* WORK TO BE COMPLETED *
Reproduce the listing below in full and without alteration, apart from its pictures.

* STORED DATA *
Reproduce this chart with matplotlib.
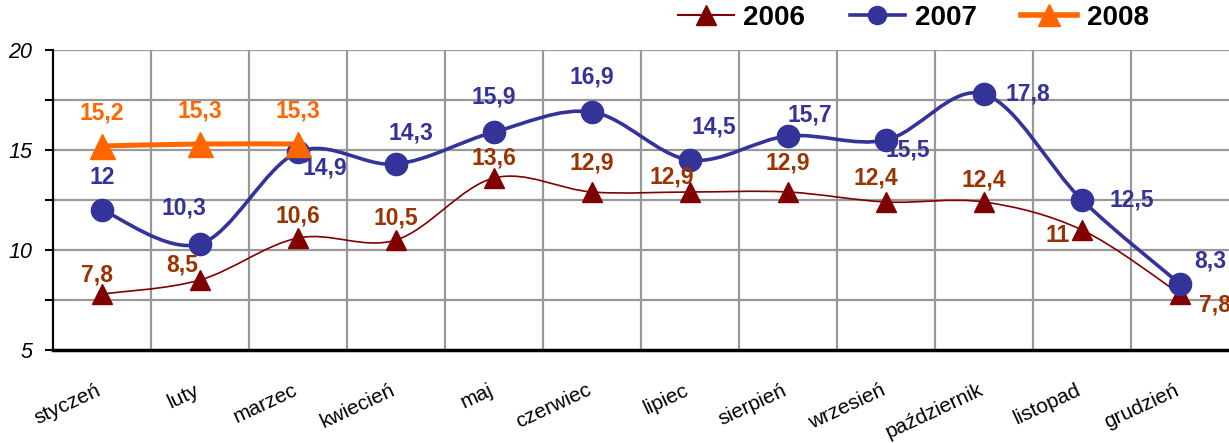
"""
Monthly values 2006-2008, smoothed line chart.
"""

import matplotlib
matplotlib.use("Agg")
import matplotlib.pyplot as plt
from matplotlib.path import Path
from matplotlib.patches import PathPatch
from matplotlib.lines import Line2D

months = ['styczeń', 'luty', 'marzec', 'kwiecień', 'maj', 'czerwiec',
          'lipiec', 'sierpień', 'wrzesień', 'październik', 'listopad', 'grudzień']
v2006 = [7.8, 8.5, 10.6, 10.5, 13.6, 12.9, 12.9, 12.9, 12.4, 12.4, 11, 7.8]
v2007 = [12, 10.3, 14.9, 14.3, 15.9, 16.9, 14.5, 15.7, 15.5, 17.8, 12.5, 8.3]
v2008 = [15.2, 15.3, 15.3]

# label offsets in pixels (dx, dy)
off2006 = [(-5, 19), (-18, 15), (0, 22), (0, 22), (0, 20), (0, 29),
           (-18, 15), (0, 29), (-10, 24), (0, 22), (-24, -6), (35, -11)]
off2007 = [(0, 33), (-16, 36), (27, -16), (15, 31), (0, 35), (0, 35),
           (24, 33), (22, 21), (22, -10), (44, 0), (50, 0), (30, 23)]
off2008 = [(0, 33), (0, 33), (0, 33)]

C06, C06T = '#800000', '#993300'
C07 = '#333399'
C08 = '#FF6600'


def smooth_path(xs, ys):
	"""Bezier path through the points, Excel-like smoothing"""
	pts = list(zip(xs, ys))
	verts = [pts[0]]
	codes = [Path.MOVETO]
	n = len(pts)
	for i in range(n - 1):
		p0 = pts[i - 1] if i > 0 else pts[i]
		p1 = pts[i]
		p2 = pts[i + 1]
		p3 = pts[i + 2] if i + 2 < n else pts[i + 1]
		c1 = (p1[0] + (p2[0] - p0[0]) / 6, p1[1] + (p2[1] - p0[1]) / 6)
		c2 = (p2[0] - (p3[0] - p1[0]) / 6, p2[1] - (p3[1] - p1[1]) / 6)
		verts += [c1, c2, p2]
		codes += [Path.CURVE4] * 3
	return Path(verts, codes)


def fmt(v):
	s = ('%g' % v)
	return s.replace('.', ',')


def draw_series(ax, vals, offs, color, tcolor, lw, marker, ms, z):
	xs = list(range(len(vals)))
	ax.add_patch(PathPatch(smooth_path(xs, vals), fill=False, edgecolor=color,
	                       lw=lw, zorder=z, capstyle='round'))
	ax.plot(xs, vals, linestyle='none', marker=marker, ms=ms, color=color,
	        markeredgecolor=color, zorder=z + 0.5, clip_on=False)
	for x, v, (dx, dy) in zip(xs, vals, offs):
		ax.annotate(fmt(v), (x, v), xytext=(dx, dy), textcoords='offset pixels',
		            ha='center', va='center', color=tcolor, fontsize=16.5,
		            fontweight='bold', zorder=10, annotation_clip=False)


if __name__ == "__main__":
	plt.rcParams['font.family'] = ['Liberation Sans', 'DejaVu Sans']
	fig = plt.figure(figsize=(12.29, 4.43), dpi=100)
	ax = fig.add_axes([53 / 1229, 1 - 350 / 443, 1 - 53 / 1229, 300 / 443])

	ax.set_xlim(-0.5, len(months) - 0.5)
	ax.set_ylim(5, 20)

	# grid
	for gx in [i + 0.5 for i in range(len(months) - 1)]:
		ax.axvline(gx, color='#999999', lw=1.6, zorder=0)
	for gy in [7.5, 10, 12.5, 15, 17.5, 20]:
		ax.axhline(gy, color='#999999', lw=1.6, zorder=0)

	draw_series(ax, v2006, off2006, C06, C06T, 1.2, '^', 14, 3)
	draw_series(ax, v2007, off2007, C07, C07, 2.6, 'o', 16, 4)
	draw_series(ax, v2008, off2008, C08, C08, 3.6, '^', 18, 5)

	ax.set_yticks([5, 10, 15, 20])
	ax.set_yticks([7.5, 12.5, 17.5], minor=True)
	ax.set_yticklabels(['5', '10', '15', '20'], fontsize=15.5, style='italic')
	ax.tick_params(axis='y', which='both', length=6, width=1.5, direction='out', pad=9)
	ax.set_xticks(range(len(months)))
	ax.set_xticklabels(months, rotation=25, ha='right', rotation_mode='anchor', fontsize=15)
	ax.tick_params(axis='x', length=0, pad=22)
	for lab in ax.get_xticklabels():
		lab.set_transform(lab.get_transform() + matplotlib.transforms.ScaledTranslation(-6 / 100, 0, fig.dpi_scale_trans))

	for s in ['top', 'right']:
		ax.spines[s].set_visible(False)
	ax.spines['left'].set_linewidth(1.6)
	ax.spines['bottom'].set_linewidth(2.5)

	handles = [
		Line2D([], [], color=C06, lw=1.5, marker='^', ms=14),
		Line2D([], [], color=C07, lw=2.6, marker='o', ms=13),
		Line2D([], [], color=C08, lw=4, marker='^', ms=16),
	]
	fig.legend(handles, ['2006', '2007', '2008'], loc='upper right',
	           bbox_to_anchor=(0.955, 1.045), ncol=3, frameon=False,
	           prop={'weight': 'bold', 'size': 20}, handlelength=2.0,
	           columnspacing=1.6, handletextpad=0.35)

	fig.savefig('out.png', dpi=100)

* TASK RESULT *
Reproduce this chart with matplotlib.
"""
Monthly values 2006-2008, smoothed line chart.
"""

import matplotlib
matplotlib.use("Agg")
import matplotlib.pyplot as plt
from matplotlib.path import Path
from matplotlib.patches import PathPatch
from matplotlib.lines import Line2D

months = ['styczeń', 'luty', 'marzec', 'kwiecień', 'maj', 'czerwiec',
          'lipiec', 'sierpień', 'wrzesień', 'październik', 'listopad', 'grudzień']
v2006 = [7.8, 8.5, 10.6, 10.5, 13.6, 12.9, 12.9, 12.9, 12.4, 12.4, 11, 7.8]
v2007 = [12, 10.3, 14.9, 14.3, 15.9, 16.9, 14.5, 15.7, 15.5, 17.8, 12.5, 8.3]
v2008 = [15.2, 15.3, 15.3]

# label offsets in pixels (dx, dy)
off2006 = [(-5, 19), (-18, 15), (0, 22), (0, 22), (0, 20), (0, 29),
           (-18, 15), (0, 29), (-10, 24), (0, 22), (-24, -6), (35, -11)]
off2007 = [(0, 33), (-16, 36), (27, -16), (15, 31), (0, 35), (0, 35),
           (24, 33), (22, 21), (22, -10), (44, 0), (50, 0), (30, 23)]
off2008 = [(0, 33), (0, 33), (0, 33)]

C06, C06T = '#800000', '#993300'
C07 = '#333399'
C08 = '#FF6600'


def smooth_path(xs, ys):
	"""Bezier path through the points, Excel-like smoothing"""
	pts = list(zip(xs, ys))
	verts = [pts[0]]
	codes = [Path.MOVETO]
	n = len(pts)
	for i in range(n - 1):
		p0 = pts[i - 1] if i > 0 else pts[i]
		p1 = pts[i]
		p2 = pts[i + 1]
		p3 = pts[i + 2] if i + 2 < n else pts[i + 1]
		c1 = (p1[0] + (p2[0] - p0[0]) / 6, p1[1] + (p2[1] - p0[1]) / 6)
		c2 = (p2[0] - (p3[0] - p1[0]) / 6, p2[1] - (p3[1] - p1[1]) / 6)
		verts += [c1, c2, p2]
		codes += [Path.CURVE4] * 3
	return Path(verts, codes)


def fmt(v):
	s = ('%g' % v)
	return s.replace('.', ',')


def draw_series(ax, vals, offs, color, tcolor, lw, marker, ms, z):
	xs = list(range(len(vals)))
	ax.add_patch(PathPatch(smooth_path(xs, vals), fill=False, edgecolor=color,
	                       lw=lw, zorder=z, capstyle='round'))
	ax.plot(xs, vals, linestyle='none', marker=marker, ms=ms, color=color,
	        markeredgecolor=color, zorder=z + 0.5, clip_on=False)
	for x, v, (dx, dy) in zip(xs, vals, offs):
		ax.annotate(fmt(v), (x, v), xytext=(dx, dy), textcoords='offset pixels',
		            ha='center', va='center', color=tcolor, fontsize=16.5,
		            fontweight='bold', zorder=10, annotation_clip=False)


if __name__ == "__main__":
	plt.rcParams['font.family'] = ['Liberation Sans', 'DejaVu Sans']
	fig = plt.figure(figsize=(12.29, 4.43), dpi=100)
	ax = fig.add_axes([53 / 1229, 1 - 350 / 443, 1 - 53 / 1229, 300 / 443])

	ax.set_xlim(-0.5, len(months) - 0.5)
	ax.set_ylim(5, 20)

	# grid
	for gx in [i + 0.5 for i in range(len(months) - 1)]:
		ax.axvline(gx, color='#999999', lw=1.6, zorder=0)
	for gy in [7.5, 10, 12.5, 15, 17.5, 20]:
		ax.axhline(gy, color='#999999', lw=1.6, zorder=0)

	draw_series(ax, v2006, off2006, C06, C06T, 1.2, '^', 14, 3)
	draw_series(ax, v2007, off2007, C07, C07, 2.6, 'o', 16, 4)
	draw_series(ax, v2008, off2008, C08, C08, 3.6, '^', 18, 5)

	ax.set_yticks([5, 10, 15, 20])
	ax.set_yticks([7.5, 12.5, 17.5], minor=True)
	ax.set_yticklabels(['5', '10', '15', '20'], fontsize=15.5, style='italic')
	ax.tick_params(axis='y', which='both', length=6, width=1.5, direction='out', pad=9)
	ax.set_xticks(range(len(months)))
	ax.set_xticklabels(months, rotation=25, ha='right', rotation_mode='anchor', fontsize=15)
	ax.tick_params(axis='x', length=0, pad=22)
	for lab in ax.get_xticklabels():
		lab.set_transform(lab.get_transform() + matplotlib.transforms.ScaledTranslation(-6 / 100, 0, fig.dpi_scale_trans))

	for s in ['top', 'right']:
		ax.spines[s].set_visible(False)
	ax.spines['left'].set_linewidth(1.6)
	ax.spines['bottom'].set_linewidth(2.5)

	handles = [
		Line2D([], [], color=C06, lw=1.5, marker='^', ms=14),
		Line2D([], [], color=C07, lw=2.6, marker='o', ms=13),
		Line2D([], [], color=C08, lw=4, marker='^', ms=16),
	]
	fig.legend(handles, ['2006', '2007', '2008'], loc='upper right',
	           bbox_to_anchor=(0.955, 1.045), ncol=3, frameon=False,
	           prop={'weight': 'bold', 'size': 20}, handlelength=2.0,
	           columnspacing=1.6, handletextpad=0.35)

	fig.savefig('out.png', dpi=100)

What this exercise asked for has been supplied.